Certains patrons s'astreignent déjà à des règles de limitation très strictes. Antoine Frérot, à la tête de Veolia, ne pourra pas toucher une pension supérieure au quart de son salaire, malgré ses vingt-deux ans de maison. Philippe Crouzet, le patron de Vallourec, se heurtera à un plafond assez bas : quatre fois le maximum de la Sécurité sociale, soit 146 000 euros annuels, l'équivalent de 11 % de son salaire. Martin Bouygues, plus heureux, ira jusqu'à huit fois (291 000 euros). Xavier Huillard (Vinci), avec ses trente-quatre ans d'ancienneté, devrait bénéficier d'une pension complémentaire égale à seulement 16 % de sa rémunération actuelle.

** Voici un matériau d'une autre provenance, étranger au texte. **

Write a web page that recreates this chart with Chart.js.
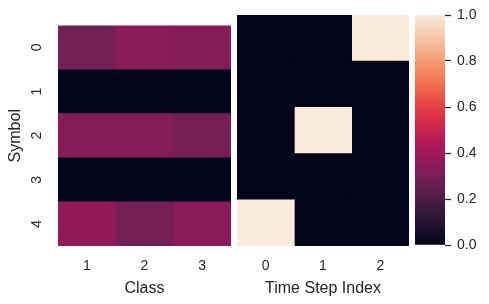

A Alcatel-Lucent, Ben Verwaayen doit satisfaire à des critères financiers et boursiers pour toucher la rente promise par son groupe. "En fait, depuis l'arrivée de nouvelles normes comptables, dans les années 2000, les entreprises doivent publier le coût de ces retraites surcomplémentaires. Les actionnaires regardent donc les régimes de plus près, et les administrateurs mettent davantage de garde-fous. Les règles en vigueur dans les années 90 faisaient de bien plus belles pensions", explique Sylvain Rousseau. Même les retraites du CAC 40, c'était mieux avant ! Lindsay Owen-Jones, l'ancien patron de L'Oréal, touche 3,4 millions d'euros par an. La retraite maison versée par Sanofi à Jean-René Fourtou se monte à 1,6 million. Celle d'Alain Joly, l'ancien PDG d'Accor, dépasse le million. "Ces patrons très bien rémunérés ne peuvent-ils pas mettre un peu de côté pendant leurs années d'activité, au lieu de se voir proposer en plus une rente viagère ?" fait mine d'interroger Colette Neuville, la pasionaria des petits porteurs, toujours à l'affût des abus patronaux. A 75 ans, elle ne risque pas de prendre sa retraite.